# What the task asks
Write out the material exactly, leaving every picture behind.

# Information supplied
┌──

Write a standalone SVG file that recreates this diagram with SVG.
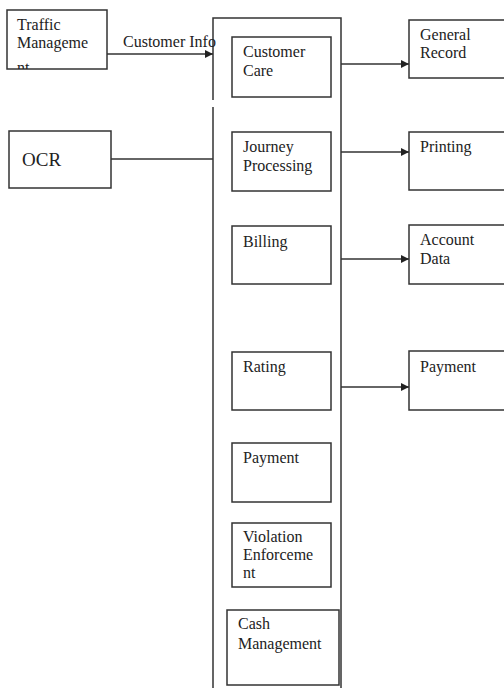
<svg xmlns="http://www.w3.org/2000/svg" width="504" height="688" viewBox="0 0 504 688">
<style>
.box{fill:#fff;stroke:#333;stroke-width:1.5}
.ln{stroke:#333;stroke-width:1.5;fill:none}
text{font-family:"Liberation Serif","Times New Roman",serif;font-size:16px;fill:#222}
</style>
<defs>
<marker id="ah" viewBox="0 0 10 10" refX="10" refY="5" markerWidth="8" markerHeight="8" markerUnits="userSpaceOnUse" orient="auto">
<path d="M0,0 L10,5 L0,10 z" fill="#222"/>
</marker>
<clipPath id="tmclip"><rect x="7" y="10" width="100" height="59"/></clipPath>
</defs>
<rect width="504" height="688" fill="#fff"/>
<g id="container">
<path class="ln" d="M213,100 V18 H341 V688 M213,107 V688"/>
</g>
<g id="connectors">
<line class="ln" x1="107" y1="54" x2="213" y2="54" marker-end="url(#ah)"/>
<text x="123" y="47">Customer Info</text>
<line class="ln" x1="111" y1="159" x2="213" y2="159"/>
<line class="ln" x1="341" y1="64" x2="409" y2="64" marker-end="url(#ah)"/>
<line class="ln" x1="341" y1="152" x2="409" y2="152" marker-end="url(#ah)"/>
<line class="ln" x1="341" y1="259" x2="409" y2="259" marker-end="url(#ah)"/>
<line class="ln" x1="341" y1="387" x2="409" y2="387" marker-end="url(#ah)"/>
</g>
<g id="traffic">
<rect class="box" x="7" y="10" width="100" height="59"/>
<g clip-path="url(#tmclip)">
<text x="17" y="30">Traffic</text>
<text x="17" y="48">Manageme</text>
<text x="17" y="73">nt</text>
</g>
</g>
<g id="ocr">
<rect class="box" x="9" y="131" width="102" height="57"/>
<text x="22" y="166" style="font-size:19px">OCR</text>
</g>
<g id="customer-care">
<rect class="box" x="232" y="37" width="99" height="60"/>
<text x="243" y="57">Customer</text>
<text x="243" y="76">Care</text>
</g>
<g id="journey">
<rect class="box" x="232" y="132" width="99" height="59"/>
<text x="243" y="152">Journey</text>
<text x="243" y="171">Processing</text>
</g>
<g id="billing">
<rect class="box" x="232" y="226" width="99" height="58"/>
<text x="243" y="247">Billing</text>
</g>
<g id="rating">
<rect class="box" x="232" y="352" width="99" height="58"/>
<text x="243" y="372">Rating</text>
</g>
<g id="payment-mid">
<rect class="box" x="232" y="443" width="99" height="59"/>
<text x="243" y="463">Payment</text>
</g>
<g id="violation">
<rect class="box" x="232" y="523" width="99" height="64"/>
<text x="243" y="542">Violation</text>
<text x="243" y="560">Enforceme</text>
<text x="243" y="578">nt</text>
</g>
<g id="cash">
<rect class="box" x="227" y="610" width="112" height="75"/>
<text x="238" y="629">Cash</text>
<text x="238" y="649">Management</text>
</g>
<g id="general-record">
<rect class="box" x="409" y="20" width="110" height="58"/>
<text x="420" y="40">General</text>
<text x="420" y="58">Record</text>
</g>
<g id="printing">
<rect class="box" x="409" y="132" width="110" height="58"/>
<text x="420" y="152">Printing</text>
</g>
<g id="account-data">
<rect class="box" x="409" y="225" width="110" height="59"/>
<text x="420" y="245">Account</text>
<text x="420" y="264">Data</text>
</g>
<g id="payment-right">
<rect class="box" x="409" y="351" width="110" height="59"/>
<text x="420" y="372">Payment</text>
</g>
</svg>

└──

# Written solution
Write a standalone SVG file that recreates this diagram with SVG.
<svg xmlns="http://www.w3.org/2000/svg" width="504" height="688" viewBox="0 0 504 688">
<style>
.box{fill:#fff;stroke:#333;stroke-width:1.5}
.ln{stroke:#333;stroke-width:1.5;fill:none}
text{font-family:"Liberation Serif","Times New Roman",serif;font-size:16px;fill:#222}
</style>
<defs>
<marker id="ah" viewBox="0 0 10 10" refX="10" refY="5" markerWidth="8" markerHeight="8" markerUnits="userSpaceOnUse" orient="auto">
<path d="M0,0 L10,5 L0,10 z" fill="#222"/>
</marker>
<clipPath id="tmclip"><rect x="7" y="10" width="100" height="59"/></clipPath>
</defs>
<rect width="504" height="688" fill="#fff"/>
<g id="container">
<path class="ln" d="M213,100 V18 H341 V688 M213,107 V688"/>
</g>
<g id="connectors">
<line class="ln" x1="107" y1="54" x2="213" y2="54" marker-end="url(#ah)"/>
<text x="123" y="47">Customer Info</text>
<line class="ln" x1="111" y1="159" x2="213" y2="159"/>
<line class="ln" x1="341" y1="64" x2="409" y2="64" marker-end="url(#ah)"/>
<line class="ln" x1="341" y1="152" x2="409" y2="152" marker-end="url(#ah)"/>
<line class="ln" x1="341" y1="259" x2="409" y2="259" marker-end="url(#ah)"/>
<line class="ln" x1="341" y1="387" x2="409" y2="387" marker-end="url(#ah)"/>
</g>
<g id="traffic">
<rect class="box" x="7" y="10" width="100" height="59"/>
<g clip-path="url(#tmclip)">
<text x="17" y="30">Traffic</text>
<text x="17" y="48">Manageme</text>
<text x="17" y="73">nt</text>
</g>
</g>
<g id="ocr">
<rect class="box" x="9" y="131" width="102" height="57"/>
<text x="22" y="166" style="font-size:19px">OCR</text>
</g>
<g id="customer-care">
<rect class="box" x="232" y="37" width="99" height="60"/>
<text x="243" y="57">Customer</text>
<text x="243" y="76">Care</text>
</g>
<g id="journey">
<rect class="box" x="232" y="132" width="99" height="59"/>
<text x="243" y="152">Journey</text>
<text x="243" y="171">Processing</text>
</g>
<g id="billing">
<rect class="box" x="232" y="226" width="99" height="58"/>
<text x="243" y="247">Billing</text>
</g>
<g id="rating">
<rect class="box" x="232" y="352" width="99" height="58"/>
<text x="243" y="372">Rating</text>
</g>
<g id="payment-mid">
<rect class="box" x="232" y="443" width="99" height="59"/>
<text x="243" y="463">Payment</text>
</g>
<g id="violation">
<rect class="box" x="232" y="523" width="99" height="64"/>
<text x="243" y="542">Violation</text>
<text x="243" y="560">Enforceme</text>
<text x="243" y="578">nt</text>
</g>
<g id="cash">
<rect class="box" x="227" y="610" width="112" height="75"/>
<text x="238" y="629">Cash</text>
<text x="238" y="649">Management</text>
</g>
<g id="general-record">
<rect class="box" x="409" y="20" width="110" height="58"/>
<text x="420" y="40">General</text>
<text x="420" y="58">Record</text>
</g>
<g id="printing">
<rect class="box" x="409" y="132" width="110" height="58"/>
<text x="420" y="152">Printing</text>
</g>
<g id="account-data">
<rect class="box" x="409" y="225" width="110" height="59"/>
<text x="420" y="245">Account</text>
<text x="420" y="264">Data</text>
</g>
<g id="payment-right">
<rect class="box" x="409" y="351" width="110" height="59"/>
<text x="420" y="372">Payment</text>
</g>
</svg>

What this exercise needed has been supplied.